Davanti alle menzogne dette per coprire i due autori di un omicidio il pm chiese per il testimone la trasmissione degli atti per procedere per falsa testimonianza: ora per Pasquale Romito, venditore ambulante del quartiere Zen, è arrivato il rinvio a giudizio. Il delitto venne commesso in strada il 9 marzo del 2015. La vittima, Franco Mazzè, pregiudicato, venne ucciso a colpi di pistola. La Procura – l’inchiesta venne coordinata dal pm Gery Ferrara – risalì ai due killer: Fabio Chianchiano e Stefano Biondo che, l’anno scorso, sono stati condannati ciascuno a 30 anni di carcere.
Romito, citato dalle difese, in aula, davanti al gup, sostenne che la vittima aveva fatto fuoco per prima contro Chianchiano che – sempre secondo la deposizione – aveva sparato di rimando. Una menzogna, detta per scagionare l’imputato, che contrastava nettamente con quanto riferito dall’ambulante ai familiari del morto. Il teste era stato nel frattempo intercettato dalla polizia.
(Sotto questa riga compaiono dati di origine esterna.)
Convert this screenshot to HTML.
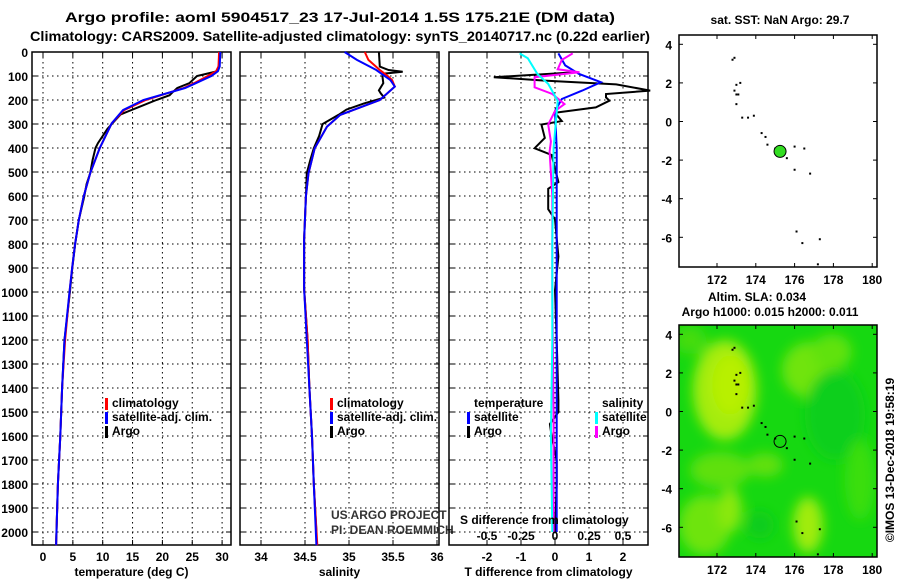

Alla moglie di Mazzè l’uomo, non sapendo di essere ‘ascoltato’, aveva detto, riferendosi a Chianchiano, «lui era sceso per ammazzarlo». Per la Procura, che ha chiesto e ottenuto il giudizio, una palese falsa testimonianza.
Il delitto sarebbe stato determinato dalla violenta lite scoppiata tra Fabio Chianchiano e uno dei nove fratelli di Mazzè, in un bar dello Zen. Le telecamere del locale ripresero la scena. Qualche ora dopo Mazzè fu affiancato da un’auto blu con due persone a bordo che scesero e gli spararono. Un’esecuzione in piena regola. La vittima fu colpita alla testa e il proiettile gli trapassò il cranio, ma non morì subito. Casualmente passò un’ambulanza chiamata dai familiari di un anziano che si era sentito male. Il mezzo venne fermato e Mazzè fu soccorso, ma morì all’ospedale. Qualche ora dopo due uomini col volto coperto da un cappuccio – per gli inquirenti anche in questo caso Chianchiano e Biondo – si presentarono a casa di Moceo, legatissimo a Mazzé, e spararono contro la sua abitazione.